The mythopoetic men's movement grew quietly for ten years before Robert Bly's bestseller Iron John brought the movement to national attention. What is the truth about these men and their movement?

Based on Michael Schwalbe's three years of experience as a participant and observer at over one hundred meetings, as well as on interviews with active members, Unlocking the Iron Cage provides a revealing look at who these men are, what they do, why mythopoetic activity appeals to them, what needs it fills, where it succeeds, and where it fails.

Schwalbe illuminates the theory behind the mythopoetic movement - which derives largely from Jungian psychology and the archetypal psychology of James Hillman- but for the most part he focuses on the rank-and-file participants.
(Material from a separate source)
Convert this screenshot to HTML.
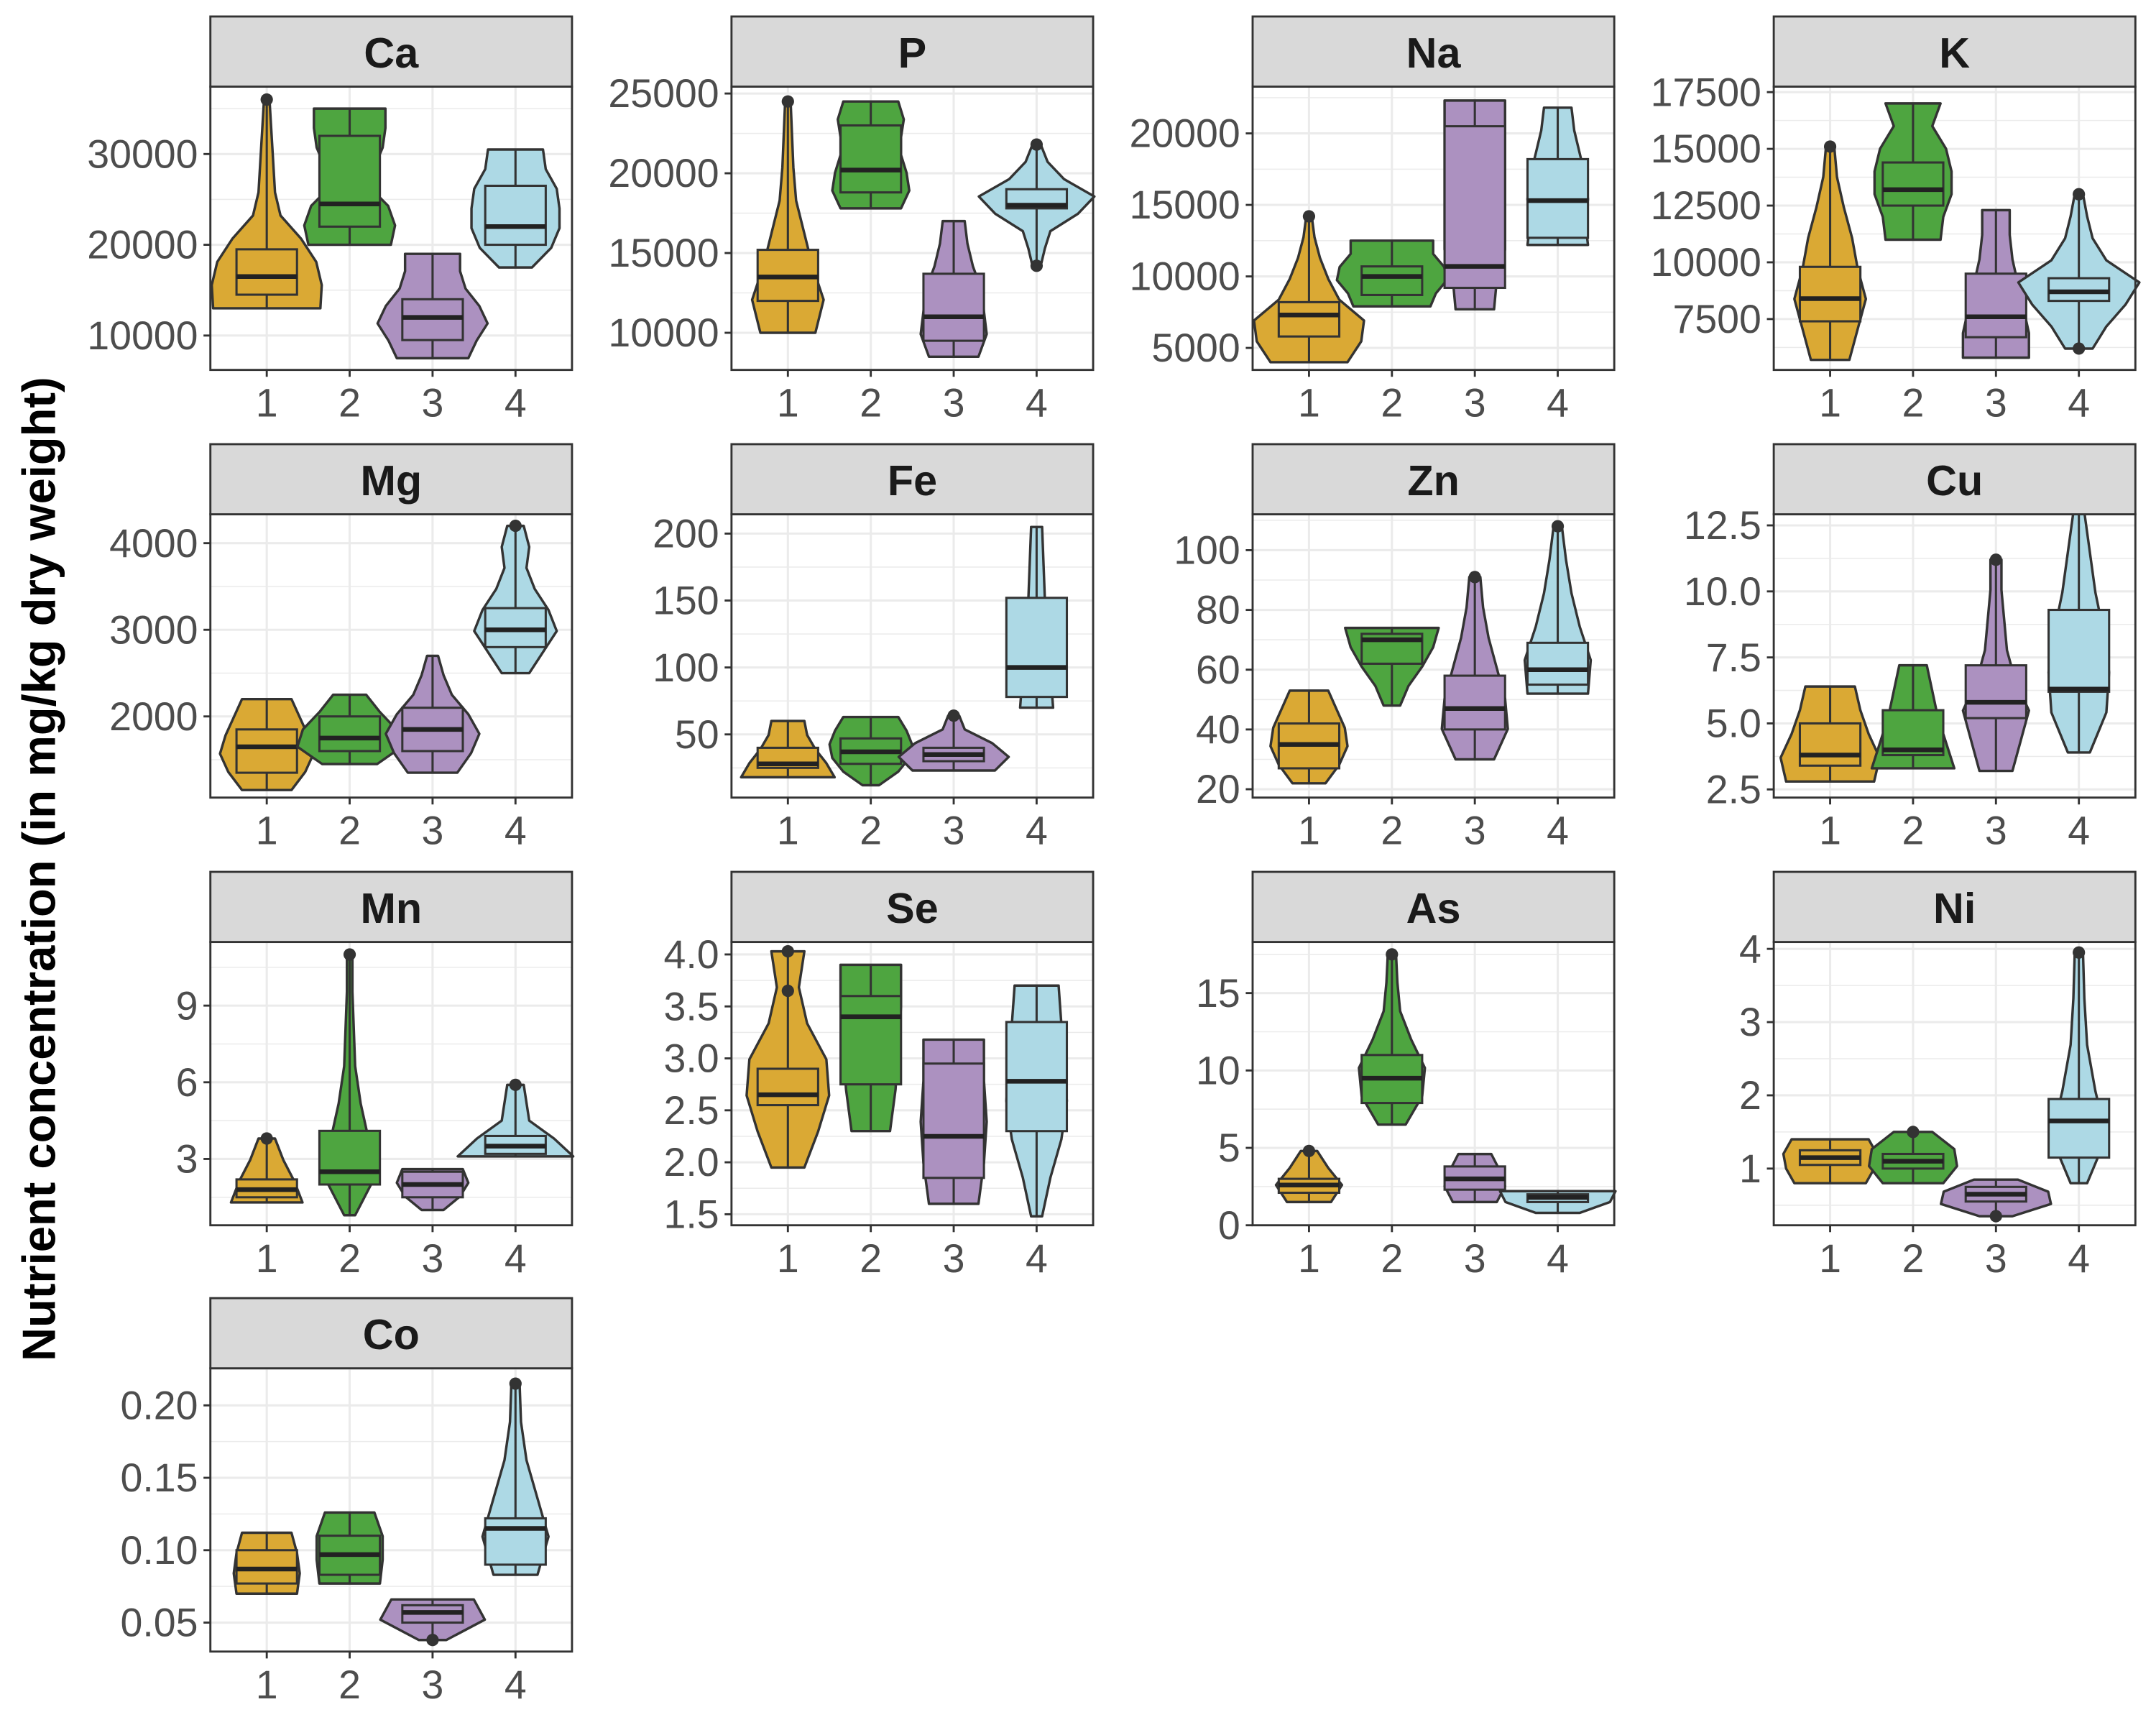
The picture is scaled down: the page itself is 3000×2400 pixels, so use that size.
<!DOCTYPE html>
<html><head><meta charset="utf-8"><style>
html,body{margin:0;padding:0;background:#fff}
svg{display:block}
text{font-family:"Liberation Sans",sans-serif}
</style></head><body>
<svg id="chart" xmlns="http://www.w3.org/2000/svg" width="3000" height="2400" viewBox="0 0 1568 1254.4" preserveAspectRatio="none">
<rect width="1568" height="1254.4" fill="#fff"/>
<text transform="translate(40,632) rotate(-90)" text-anchor="middle" font-size="34" font-weight="bold" fill="#000">Nutrient concentration (in mg/kg dry weight)</text>
</svg>
<script>
const panelNames = ["Ca","P","Na","K","Mg","Fe","Zn","Cu","Mn","Se","As","Ni","Co"];
const domains = [[6212,37424],[7672,25431],[3462,23269],[5258,17742],[1063,4333],[2.8,214.4],[17.2,112],[2.19,12.92],[0.405,11.49],[1.394,4.12],[0,18.3],[0.226,4.094],[0.030,0.2256]];
const ticks = [[10000,20000,30000],[10000,15000,20000,25000],[5000,10000,15000,20000],[7500,10000,12500,15000,17500],[2000,3000,4000],[50,100,150,200],[20,40,60,80,100],[2.5,5,7.5,10,12.5],[3,6,9],[1.5,2,2.5,3,3.5,4],[0,5,10,15],[1,2,3,4],[0.05,0.1,0.15,0.2]];
const tickDecimals = [0,0,0,0,0,0,0,1,0,1,0,0,2];
const categories = ["1","2","3","4"];
// each group: [min, max, q1, median, q3, density half-widths (bottom->top), outliers]
const groupsCa = [[13000,36000,14500,16500,19500,[39,40,36,25,10,6,5,4,3,2],[36000]],[20000,35000,22000,24500,32000,[30,33,28,14,18,24,26,26],[]],[7500,19000,9500,12000,14000,[26,32,40,34,24,20,20],[]],[17500,30500,20000,22000,26500,[12,26,32,32,30,22,20],[]]];
const groupsP = [[10000,24500,12000,13500,15200,[20,26,18,12,6,4,3,2],[24500]],[17800,24500,18800,20200,23000,[22,28,26,22,22,24,20],[]],[8500,17000,9500,11000,13700,[18,24,22,20,14,10,8],[]],[14200,21800,17800,18000,19000,[3,6,10,30,42,20,8,3],[14200,21800]]];
const groupsNa = [[4000,14200,5800,7300,8200,[28,38,40,22,14,8,4,2],[14200]],[7900,12500,8700,10000,10700,[28,32,40,38,30,30],[]],[7700,22300,9200,10700,20500,[14,16,22,22,22,22,22,22],[]],[12200,21800,12700,15300,18200,[22,20,22,20,16,12,10],[]]];
const groupsK = [[5700,15100,7400,8400,9800,[14,20,26,20,16,10,5,3],[15100]],[11000,17000,12500,13200,14400,[20,22,28,28,24,14,20],[]],[5800,12300,6700,7600,9500,[24,24,20,16,12,10,10],[]],[6200,13000,8300,8700,9300,[10,20,34,44,20,10,6,3],[6200,13000]]];
const groupsMg = [[1150,2200,1350,1650,1850,[18,28,34,30,24,18],[]],[1450,2250,1600,1750,2000,[20,38,34,22,12],[]],[1350,2700,1600,1850,2100,[18,28,34,26,14,8,4],[]],[2500,4200,2800,3000,3250,[10,20,30,24,14,8,10,6],[4200]]];
const groupsFe = [[18,60,25,28,40,[34,28,20,14,12],[]],[12,63,28,37,47,[6,20,28,30,26,20],[]],[23,64,30,35,40,[30,40,28,8,4],[64]],[70,205,78,100,152,[12,10,8,6,5,4],[]]];
const groupsZn = [[22,53,27,35,42,[12,22,28,26,20,14],[]],[48,74,62,70,72,[6,12,22,30,34],[]],[30,91,40,47,58,[14,24,22,16,10,6,4],[91]],[52,108,55,60,69,[22,24,16,10,6,3],[108]]];
const groupsCu = [[2.8,6.4,3.4,3.8,5.0,[32,36,28,22,18],[]],[3.3,7.2,3.8,4.0,5.5,[30,24,18,14,10],[]],[3.2,11.2,5.2,5.8,7.2,[12,18,24,14,8,6,4,4],[11.2]],[3.9,13,6.2,6.3,9.3,[8,20,22,18,12,8,4],[]]];
const groupsMn = [[1.3,3.8,1.5,1.8,2.2,[26,20,12,6],[3.8]],[0.8,11,2.0,2.5,4.1,[4,18,14,8,4,3,2,2],[11]],[1.0,2.6,1.5,2.0,2.5,[8,20,26,22],[]],[3.1,5.9,3.2,3.5,3.9,[42,28,10,8,6],[5.9]]];
const groupsSe = [[1.95,4.03,2.55,2.65,2.9,[12,22,30,28,14,8,12],[4.03,3.65]],[2.3,3.9,2.75,3.4,3.6,[14,18,20,22,22],[]],[1.6,3.18,1.85,2.25,2.95,[18,22,24,22,22],[]],[1.48,3.7,2.3,2.78,3.35,[4,10,18,22,20,18,16],[]]];
const groupsAs = [[1.5,4.8,2.1,2.6,3.0,[16,24,14,6],[4.8]],[6.5,17.5,7.9,9.5,11,[10,22,24,14,6,4,3],[17.5]],[1.5,4.6,2.3,3.0,3.8,[16,22,18,12],[]],[0.8,2.2,1.5,1.8,2.0,[16,38,42],[]]];
const groupsNi = [[0.8,1.4,1.05,1.15,1.25,[26,32,34,28],[]],[0.8,1.5,1.0,1.1,1.2,[22,32,30,14],[1.5]],[0.35,0.85,0.55,0.65,0.75,[12,40,38,16],[0.35]],[0.8,3.95,1.15,1.65,1.95,[6,20,12,6,4,3],[3.95]]];
const groupsCo = [[0.07,0.112,0.077,0.087,0.1,[22,24,22,18],[]],[0.077,0.126,0.083,0.097,0.11,[22,24,24,18],[]],[0.038,0.066,0.05,0.057,0.062,[10,38,30],[0.038]],[0.083,0.215,0.09,0.115,0.122,[16,24,16,8,4,3],[0.215]]];
const allGroups = [groupsCa,groupsP,groupsNa,groupsK,groupsMg,groupsFe,groupsZn,groupsCu,groupsMn,groupsSe,groupsAs,groupsNi,groupsCo];
const colors = ["#DAA934","#4EA540","#AC91C0","#ADD9E5"];

const svg = document.getElementById('chart');
const NS = "http://www.w3.org/2000/svg";
function mk(tag, attrs, parent){const e=document.createElementNS(NS,tag);for(const k in attrs)e.setAttribute(k,attrs[k]);(parent||svg).appendChild(e);return e;}
const colX=[153,532,911,1290], rowY=[12,323,634,944], PW=263, SH=51, PH=206;

panelNames.forEach((name,p)=>{
  const px=colX[p%4], sy=rowY[Math.floor(p/4)], py=sy+SH;
  const [lo,hi]=domains[p];
  const Y=v=>py+PH-(v-lo)/(hi-lo)*PH;
  const X=i=>px+41+i*60.3;
  const g=mk('g',{});
  
  
  mk('rect',{x:px,y:py,width:PW,height:PH,fill:'#fff'},g);
  const tk=ticks[p];
  const step=tk.length>1?tk[1]-tk[0]:1;
  for(let v=tk[0]-step;v<=hi+step;v+=step/2){
    if(v<lo||v>hi)continue;
    const major=tk.some(t=>Math.abs(t-v)<step*1e-6);
    mk('line',{x1:px,x2:px+PW,y1:Y(v),y2:Y(v),stroke:'#ebebeb','stroke-width':major?1.6:0.8},g);
  }
  categories.forEach((c,i)=>mk('line',{x1:X(i),x2:X(i),y1:py,y2:py+PH,stroke:'#ebebeb','stroke-width':1.6},g));
  tk.forEach(t=>{
    mk('line',{x1:px-5,x2:px,y1:Y(t),y2:Y(t),stroke:'#333','stroke-width':1.5},g);
    const tx=mk('text',{x:px-9,y:Y(t)+10,'text-anchor':'end','font-size':29,fill:'#4d4d4d'},g);
    
    
    tx.textContent=t.toFixed(tickDecimals[p]);
  });
  categories.forEach((c,i)=>{
    mk('line',{x1:X(i),x2:X(i),y1:py+PH,y2:py+PH+5,stroke:'#333','stroke-width':1.5},g);
    const tx=mk('text',{x:X(i),y:py+PH+34,'text-anchor':'middle','font-size':29,fill:'#4d4d4d'},g);
    
    
    tx.textContent=c;
  });
  allGroups[p].forEach((gr,i)=>{
    const [mn,mx,q1,md,q3,prof,outs]=gr;
    const cx=X(i), n=prof.length;
    let right=[],left=[];
    prof.forEach((w,k)=>{const yy=Y(mn+(mx-mn)*k/(n-1));right.push([cx+w,yy]);left.push([cx-w,yy]);});
    const pts=right.concat(left.reverse());
    const vio=mk('path',{d:'M'+pts.map(q=>q[0].toFixed(1)+','+q[1].toFixed(1)).join('L')+'Z',fill:colors[i],stroke:'#333','stroke-width':1.8,'stroke-linejoin':'round'},g);
    
    
    mk('line',{x1:cx,x2:cx,y1:Y(mx),y2:Y(q3),stroke:'#333','stroke-width':1.6},g);
    mk('line',{x1:cx,x2:cx,y1:Y(q1),y2:Y(mn),stroke:'#333','stroke-width':1.6},g);
    const bx=mk('rect',{x:cx-22,y:Y(q3),width:44,height:Math.max(1,Y(q1)-Y(q3)),fill:colors[i],stroke:'#333','stroke-width':1.6},g);
    
    
    mk('line',{x1:cx-22,x2:cx+22,y1:Y(md),y2:Y(md),stroke:'#222','stroke-width':3.4},g);
    outs.forEach(o=>{
      const d=mk('circle',{cx:cx,cy:Y(o),r:4.5,fill:'#333'},g);
      
      
    });
  });
  mk('rect',{x:px,y:py,width:PW,height:PH,fill:'none',stroke:'#333','stroke-width':1.5},g);
  const st=mk('rect',{x:px,y:sy,width:PW,height:SH,fill:'#d9d9d9',stroke:'#333','stroke-width':1.5},g);
  
  
  const lab=mk('text',{x:px+PW/2,y:sy+37,'text-anchor':'middle','font-size':31,'font-weight':'bold',fill:'#1a1a1a'},g);
  
  
  lab.textContent=name;
});
</script>
</body></html>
He finds mostly middle-class men trying to cope with the legacy of fathers who gave little emotional sustenance and with a competitive society they find unsatisfying, who sympathize with many of women's complaints about men and sexism (though Schwalbe also finds that many joined as a reaction to what they saw as feminism's blanket indictment of men), and who are searching for an alternative to the traditional image of a man as rational, tough, ambitious, and in control.

Schwalbe finds much of value in the men's quest. For instance, he highlights the religious appeal of mythopoetic activity, with its emphasis on finding one's personal truth, its gentle pantheism, its use of ritual to create emotional communion - all of which give the men the wide, inclusive path to spirituality they want. And he shows how Jungian psychology helps the men to redefine their feminine traits, especially their emotionality, as aspects of "deep masculinity." But he also levels some criticisms.

He shows, for example, that the myths the men embrace - myths that tend to be devoid of women, or that portray women as beautiful prizes, or as hags, or cloying mothers - reinforce the presumptions of male superiority they claim to reject.